-- Begin --
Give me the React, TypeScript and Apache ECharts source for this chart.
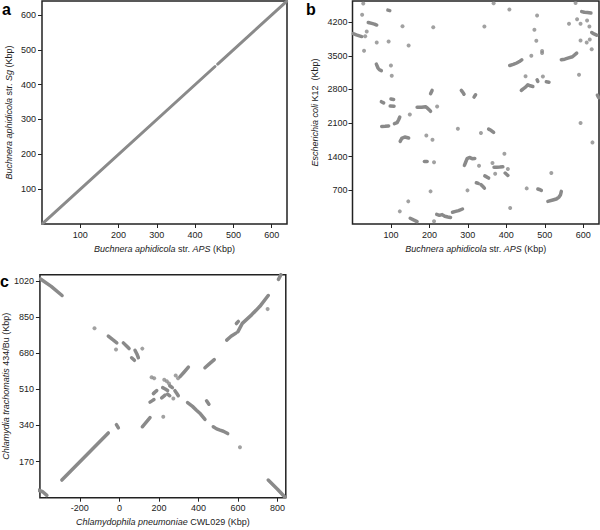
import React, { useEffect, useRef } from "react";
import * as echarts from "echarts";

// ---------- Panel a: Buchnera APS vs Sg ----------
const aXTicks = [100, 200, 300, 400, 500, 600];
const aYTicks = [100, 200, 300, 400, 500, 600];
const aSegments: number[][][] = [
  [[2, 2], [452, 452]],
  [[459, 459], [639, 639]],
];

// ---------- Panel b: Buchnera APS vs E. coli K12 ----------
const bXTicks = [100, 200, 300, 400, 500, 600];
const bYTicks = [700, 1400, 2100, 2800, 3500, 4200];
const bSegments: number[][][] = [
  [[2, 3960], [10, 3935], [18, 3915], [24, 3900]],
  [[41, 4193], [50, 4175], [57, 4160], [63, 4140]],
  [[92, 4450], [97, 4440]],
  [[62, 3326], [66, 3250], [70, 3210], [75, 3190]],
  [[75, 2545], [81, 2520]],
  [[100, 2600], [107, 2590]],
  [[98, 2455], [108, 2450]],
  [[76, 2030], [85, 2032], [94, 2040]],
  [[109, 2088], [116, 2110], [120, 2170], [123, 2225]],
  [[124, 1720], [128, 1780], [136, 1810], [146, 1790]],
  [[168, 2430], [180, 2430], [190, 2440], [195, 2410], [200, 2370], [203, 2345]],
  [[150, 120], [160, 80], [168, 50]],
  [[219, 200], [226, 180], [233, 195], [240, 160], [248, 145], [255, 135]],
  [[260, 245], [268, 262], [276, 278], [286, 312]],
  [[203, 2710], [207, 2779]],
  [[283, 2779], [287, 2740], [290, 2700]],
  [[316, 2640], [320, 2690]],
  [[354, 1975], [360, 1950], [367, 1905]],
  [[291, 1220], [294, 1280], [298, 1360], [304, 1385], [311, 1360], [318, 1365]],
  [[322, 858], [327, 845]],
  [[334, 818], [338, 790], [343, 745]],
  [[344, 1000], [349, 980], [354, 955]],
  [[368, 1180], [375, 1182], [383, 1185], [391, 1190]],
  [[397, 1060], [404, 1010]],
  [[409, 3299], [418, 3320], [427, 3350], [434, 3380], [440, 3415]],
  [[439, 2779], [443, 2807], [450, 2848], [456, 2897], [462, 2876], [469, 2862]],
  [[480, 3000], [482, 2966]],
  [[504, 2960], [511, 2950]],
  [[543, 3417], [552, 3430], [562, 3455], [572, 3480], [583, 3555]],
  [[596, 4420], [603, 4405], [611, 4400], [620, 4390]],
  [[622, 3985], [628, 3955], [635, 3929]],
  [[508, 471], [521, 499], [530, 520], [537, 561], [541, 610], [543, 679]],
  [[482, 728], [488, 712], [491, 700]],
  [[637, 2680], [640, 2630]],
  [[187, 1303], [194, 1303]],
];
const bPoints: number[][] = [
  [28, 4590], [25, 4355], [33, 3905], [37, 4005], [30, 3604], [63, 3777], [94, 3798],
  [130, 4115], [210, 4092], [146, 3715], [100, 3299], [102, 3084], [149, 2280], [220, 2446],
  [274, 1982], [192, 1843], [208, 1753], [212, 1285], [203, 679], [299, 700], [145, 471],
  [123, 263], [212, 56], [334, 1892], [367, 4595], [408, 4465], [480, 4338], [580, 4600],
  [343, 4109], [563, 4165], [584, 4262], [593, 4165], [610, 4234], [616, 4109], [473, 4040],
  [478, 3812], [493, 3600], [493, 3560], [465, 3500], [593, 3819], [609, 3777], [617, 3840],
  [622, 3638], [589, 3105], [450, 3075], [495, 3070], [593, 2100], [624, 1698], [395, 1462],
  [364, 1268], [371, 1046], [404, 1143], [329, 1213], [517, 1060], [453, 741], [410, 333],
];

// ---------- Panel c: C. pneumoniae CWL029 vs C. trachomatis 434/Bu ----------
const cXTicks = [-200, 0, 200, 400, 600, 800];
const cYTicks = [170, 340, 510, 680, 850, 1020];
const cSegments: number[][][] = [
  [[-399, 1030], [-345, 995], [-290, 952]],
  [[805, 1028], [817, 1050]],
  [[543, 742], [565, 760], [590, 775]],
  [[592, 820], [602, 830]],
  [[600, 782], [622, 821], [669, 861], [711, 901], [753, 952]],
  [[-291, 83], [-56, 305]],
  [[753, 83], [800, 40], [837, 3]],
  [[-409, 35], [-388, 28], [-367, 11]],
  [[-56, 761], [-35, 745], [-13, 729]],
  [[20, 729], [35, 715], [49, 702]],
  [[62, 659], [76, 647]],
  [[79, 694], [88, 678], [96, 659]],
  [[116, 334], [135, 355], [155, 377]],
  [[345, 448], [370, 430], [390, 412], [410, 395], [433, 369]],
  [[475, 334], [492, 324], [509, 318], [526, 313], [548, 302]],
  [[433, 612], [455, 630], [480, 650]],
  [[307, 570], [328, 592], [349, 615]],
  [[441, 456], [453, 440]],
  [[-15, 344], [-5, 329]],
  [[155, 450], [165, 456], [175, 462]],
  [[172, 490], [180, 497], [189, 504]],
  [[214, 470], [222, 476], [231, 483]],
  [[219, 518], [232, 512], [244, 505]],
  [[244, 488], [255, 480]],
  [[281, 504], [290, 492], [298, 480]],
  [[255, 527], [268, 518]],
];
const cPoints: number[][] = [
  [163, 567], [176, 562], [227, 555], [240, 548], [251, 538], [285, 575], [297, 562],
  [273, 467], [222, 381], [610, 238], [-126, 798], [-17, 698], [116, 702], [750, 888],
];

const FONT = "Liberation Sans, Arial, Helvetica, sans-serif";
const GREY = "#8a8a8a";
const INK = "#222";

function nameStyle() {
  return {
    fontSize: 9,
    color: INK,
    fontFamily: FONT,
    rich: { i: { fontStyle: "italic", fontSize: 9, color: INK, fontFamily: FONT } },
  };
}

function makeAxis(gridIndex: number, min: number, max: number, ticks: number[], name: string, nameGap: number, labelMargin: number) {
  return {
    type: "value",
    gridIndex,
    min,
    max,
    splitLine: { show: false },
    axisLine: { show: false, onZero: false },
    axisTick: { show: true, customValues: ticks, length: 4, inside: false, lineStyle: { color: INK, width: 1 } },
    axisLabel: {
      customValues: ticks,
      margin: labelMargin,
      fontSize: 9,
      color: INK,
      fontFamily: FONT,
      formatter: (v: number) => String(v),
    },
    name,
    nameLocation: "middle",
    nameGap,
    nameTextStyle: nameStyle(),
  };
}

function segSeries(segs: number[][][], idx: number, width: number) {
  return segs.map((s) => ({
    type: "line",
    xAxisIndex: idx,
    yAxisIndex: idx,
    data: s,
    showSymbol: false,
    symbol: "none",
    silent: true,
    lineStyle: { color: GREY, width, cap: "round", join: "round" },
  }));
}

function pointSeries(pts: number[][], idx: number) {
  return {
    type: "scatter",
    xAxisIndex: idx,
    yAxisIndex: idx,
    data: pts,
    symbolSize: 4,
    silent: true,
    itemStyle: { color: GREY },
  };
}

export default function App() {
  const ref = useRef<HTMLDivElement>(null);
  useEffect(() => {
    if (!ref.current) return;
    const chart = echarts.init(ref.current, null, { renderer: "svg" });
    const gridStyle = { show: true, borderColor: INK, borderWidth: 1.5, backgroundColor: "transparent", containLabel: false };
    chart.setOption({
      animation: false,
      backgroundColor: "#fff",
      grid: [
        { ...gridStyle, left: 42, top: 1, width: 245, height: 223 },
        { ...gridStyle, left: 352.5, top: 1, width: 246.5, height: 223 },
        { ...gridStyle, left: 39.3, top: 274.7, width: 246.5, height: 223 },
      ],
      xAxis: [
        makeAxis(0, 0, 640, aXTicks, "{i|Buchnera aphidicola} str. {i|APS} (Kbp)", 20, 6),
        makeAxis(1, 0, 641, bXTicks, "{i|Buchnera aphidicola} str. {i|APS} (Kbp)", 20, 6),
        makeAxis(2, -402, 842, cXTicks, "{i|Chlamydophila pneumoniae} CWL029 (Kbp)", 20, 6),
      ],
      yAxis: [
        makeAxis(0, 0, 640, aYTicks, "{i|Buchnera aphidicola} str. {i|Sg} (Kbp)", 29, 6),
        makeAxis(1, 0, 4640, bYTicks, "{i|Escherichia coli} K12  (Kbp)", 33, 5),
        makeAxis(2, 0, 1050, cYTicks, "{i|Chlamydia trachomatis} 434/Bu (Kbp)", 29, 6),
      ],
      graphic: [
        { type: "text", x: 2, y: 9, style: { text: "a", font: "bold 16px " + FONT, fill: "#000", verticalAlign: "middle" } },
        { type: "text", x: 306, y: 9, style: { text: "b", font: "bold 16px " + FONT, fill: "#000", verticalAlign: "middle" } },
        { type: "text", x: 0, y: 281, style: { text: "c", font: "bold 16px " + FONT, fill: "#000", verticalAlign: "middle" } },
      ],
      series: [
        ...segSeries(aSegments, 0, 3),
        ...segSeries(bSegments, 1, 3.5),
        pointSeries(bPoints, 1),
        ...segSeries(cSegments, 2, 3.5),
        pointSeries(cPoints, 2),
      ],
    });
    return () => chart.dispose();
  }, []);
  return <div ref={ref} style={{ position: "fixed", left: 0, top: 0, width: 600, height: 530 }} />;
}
-- End --
Give again, word for word, every line from the top of the data above to the line holding "import * as", inclusive, with the pictures left out.

Give me the React, TypeScript and Apache ECharts source for this chart.
import React, { useEffect, useRef } from "react";
import * as echarts from "echarts";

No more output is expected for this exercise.